— begin —

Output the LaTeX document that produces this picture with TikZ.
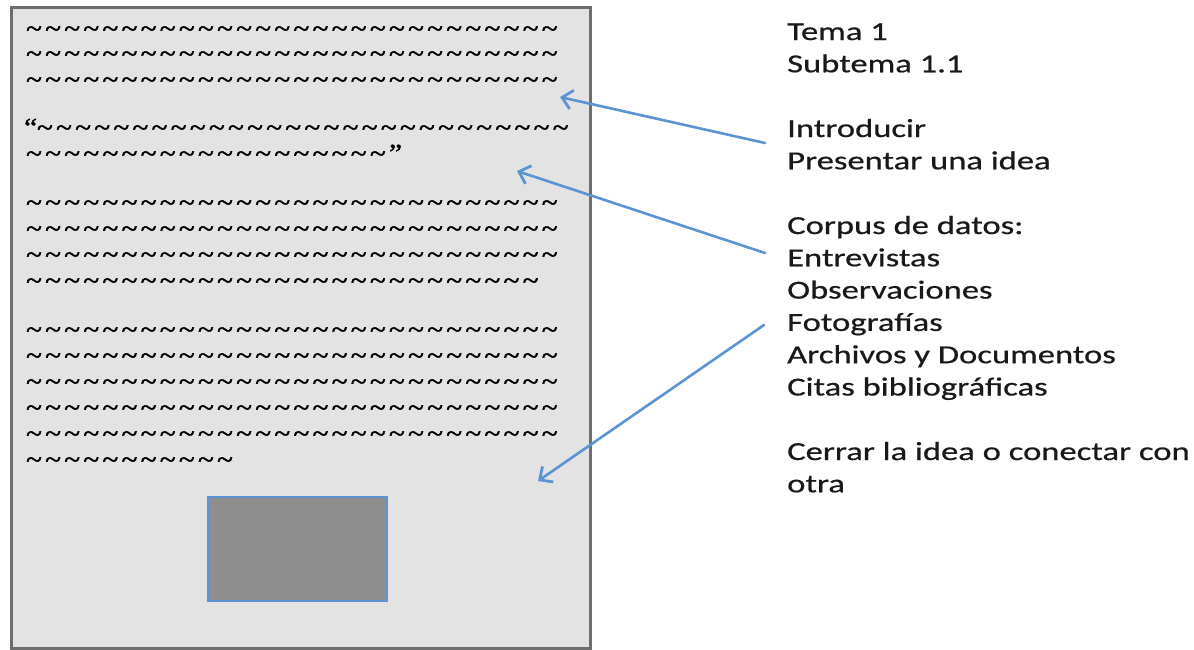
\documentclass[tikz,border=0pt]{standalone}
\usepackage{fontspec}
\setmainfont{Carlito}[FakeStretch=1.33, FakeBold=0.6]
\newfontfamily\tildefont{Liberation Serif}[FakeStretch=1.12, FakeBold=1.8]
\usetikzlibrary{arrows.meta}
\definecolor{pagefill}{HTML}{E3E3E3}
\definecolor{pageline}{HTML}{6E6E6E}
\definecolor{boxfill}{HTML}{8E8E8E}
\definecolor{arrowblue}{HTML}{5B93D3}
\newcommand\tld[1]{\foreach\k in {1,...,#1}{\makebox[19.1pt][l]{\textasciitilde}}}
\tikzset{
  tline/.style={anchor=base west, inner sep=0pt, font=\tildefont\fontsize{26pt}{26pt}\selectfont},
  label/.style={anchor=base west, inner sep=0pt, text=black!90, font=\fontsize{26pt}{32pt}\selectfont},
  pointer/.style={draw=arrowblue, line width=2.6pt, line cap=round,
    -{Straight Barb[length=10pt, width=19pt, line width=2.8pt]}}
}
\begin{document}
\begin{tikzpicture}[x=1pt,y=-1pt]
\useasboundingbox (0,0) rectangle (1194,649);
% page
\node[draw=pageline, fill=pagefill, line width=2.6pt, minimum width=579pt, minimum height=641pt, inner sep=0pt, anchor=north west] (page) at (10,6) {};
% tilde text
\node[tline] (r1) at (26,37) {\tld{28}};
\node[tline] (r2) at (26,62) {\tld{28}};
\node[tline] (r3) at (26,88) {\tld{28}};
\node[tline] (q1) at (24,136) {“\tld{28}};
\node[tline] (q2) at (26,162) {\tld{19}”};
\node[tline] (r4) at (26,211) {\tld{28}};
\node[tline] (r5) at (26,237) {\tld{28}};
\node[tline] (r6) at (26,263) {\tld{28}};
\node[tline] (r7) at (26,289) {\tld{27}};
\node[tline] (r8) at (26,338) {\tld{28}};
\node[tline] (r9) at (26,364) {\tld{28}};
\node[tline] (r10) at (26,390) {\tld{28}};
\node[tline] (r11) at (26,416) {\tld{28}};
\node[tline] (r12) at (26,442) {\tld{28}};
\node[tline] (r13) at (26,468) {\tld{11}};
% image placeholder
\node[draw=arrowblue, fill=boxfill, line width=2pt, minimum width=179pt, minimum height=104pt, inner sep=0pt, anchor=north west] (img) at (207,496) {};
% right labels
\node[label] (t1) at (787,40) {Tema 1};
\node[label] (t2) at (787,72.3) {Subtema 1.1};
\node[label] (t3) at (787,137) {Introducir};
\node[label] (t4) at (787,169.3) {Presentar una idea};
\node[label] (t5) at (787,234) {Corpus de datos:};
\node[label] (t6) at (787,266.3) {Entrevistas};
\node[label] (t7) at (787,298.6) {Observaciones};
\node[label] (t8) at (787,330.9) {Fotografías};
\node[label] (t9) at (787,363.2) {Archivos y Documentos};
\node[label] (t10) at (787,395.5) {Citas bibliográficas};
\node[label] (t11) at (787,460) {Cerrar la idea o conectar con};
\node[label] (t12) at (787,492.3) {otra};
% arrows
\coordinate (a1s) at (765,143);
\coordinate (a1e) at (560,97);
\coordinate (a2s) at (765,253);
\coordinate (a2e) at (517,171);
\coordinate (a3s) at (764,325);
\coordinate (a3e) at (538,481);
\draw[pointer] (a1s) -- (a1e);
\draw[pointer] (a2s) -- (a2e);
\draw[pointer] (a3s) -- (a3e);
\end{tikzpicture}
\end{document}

— end —

## What is asked
Leave the images out and output the remaining material exactly as it stands.

## Solution to this problem
Output the LaTeX document that produces this picture with TikZ.
\documentclass[tikz,border=0pt]{standalone}
\usepackage{fontspec}
\setmainfont{Carlito}[FakeStretch=1.33, FakeBold=0.6]
\newfontfamily\tildefont{Liberation Serif}[FakeStretch=1.12, FakeBold=1.8]
\usetikzlibrary{arrows.meta}
\definecolor{pagefill}{HTML}{E3E3E3}
\definecolor{pageline}{HTML}{6E6E6E}
\definecolor{boxfill}{HTML}{8E8E8E}
\definecolor{arrowblue}{HTML}{5B93D3}
\newcommand\tld[1]{\foreach\k in {1,...,#1}{\makebox[19.1pt][l]{\textasciitilde}}}
\tikzset{
  tline/.style={anchor=base west, inner sep=0pt, font=\tildefont\fontsize{26pt}{26pt}\selectfont},
  label/.style={anchor=base west, inner sep=0pt, text=black!90, font=\fontsize{26pt}{32pt}\selectfont},
  pointer/.style={draw=arrowblue, line width=2.6pt, line cap=round,
    -{Straight Barb[length=10pt, width=19pt, line width=2.8pt]}}
}
\begin{document}
\begin{tikzpicture}[x=1pt,y=-1pt]
\useasboundingbox (0,0) rectangle (1194,649);
% page
\node[draw=pageline, fill=pagefill, line width=2.6pt, minimum width=579pt, minimum height=641pt, inner sep=0pt, anchor=north west] (page) at (10,6) {};
% tilde text
\node[tline] (r1) at (26,37) {\tld{28}};
\node[tline] (r2) at (26,62) {\tld{28}};
\node[tline] (r3) at (26,88) {\tld{28}};
\node[tline] (q1) at (24,136) {“\tld{28}};
\node[tline] (q2) at (26,162) {\tld{19}”};
\node[tline] (r4) at (26,211) {\tld{28}};
\node[tline] (r5) at (26,237) {\tld{28}};
\node[tline] (r6) at (26,263) {\tld{28}};
\node[tline] (r7) at (26,289) {\tld{27}};
\node[tline] (r8) at (26,338) {\tld{28}};
\node[tline] (r9) at (26,364) {\tld{28}};
\node[tline] (r10) at (26,390) {\tld{28}};
\node[tline] (r11) at (26,416) {\tld{28}};
\node[tline] (r12) at (26,442) {\tld{28}};
\node[tline] (r13) at (26,468) {\tld{11}};
% image placeholder
\node[draw=arrowblue, fill=boxfill, line width=2pt, minimum width=179pt, minimum height=104pt, inner sep=0pt, anchor=north west] (img) at (207,496) {};
% right labels
\node[label] (t1) at (787,40) {Tema 1};
\node[label] (t2) at (787,72.3) {Subtema 1.1};
\node[label] (t3) at (787,137) {Introducir};
\node[label] (t4) at (787,169.3) {Presentar una idea};
\node[label] (t5) at (787,234) {Corpus de datos:};
\node[label] (t6) at (787,266.3) {Entrevistas};
\node[label] (t7) at (787,298.6) {Observaciones};
\node[label] (t8) at (787,330.9) {Fotografías};
\node[label] (t9) at (787,363.2) {Archivos y Documentos};
\node[label] (t10) at (787,395.5) {Citas bibliográficas};
\node[label] (t11) at (787,460) {Cerrar la idea o conectar con};
\node[label] (t12) at (787,492.3) {otra};
% arrows
\coordinate (a1s) at (765,143);
\coordinate (a1e) at (560,97);
\coordinate (a2s) at (765,253);
\coordinate (a2e) at (517,171);
\coordinate (a3s) at (764,325);
\coordinate (a3e) at (538,481);
\draw[pointer] (a1s) -- (a1e);
\draw[pointer] (a2s) -- (a2e);
\draw[pointer] (a3s) -- (a3e);
\end{tikzpicture}
\end{document}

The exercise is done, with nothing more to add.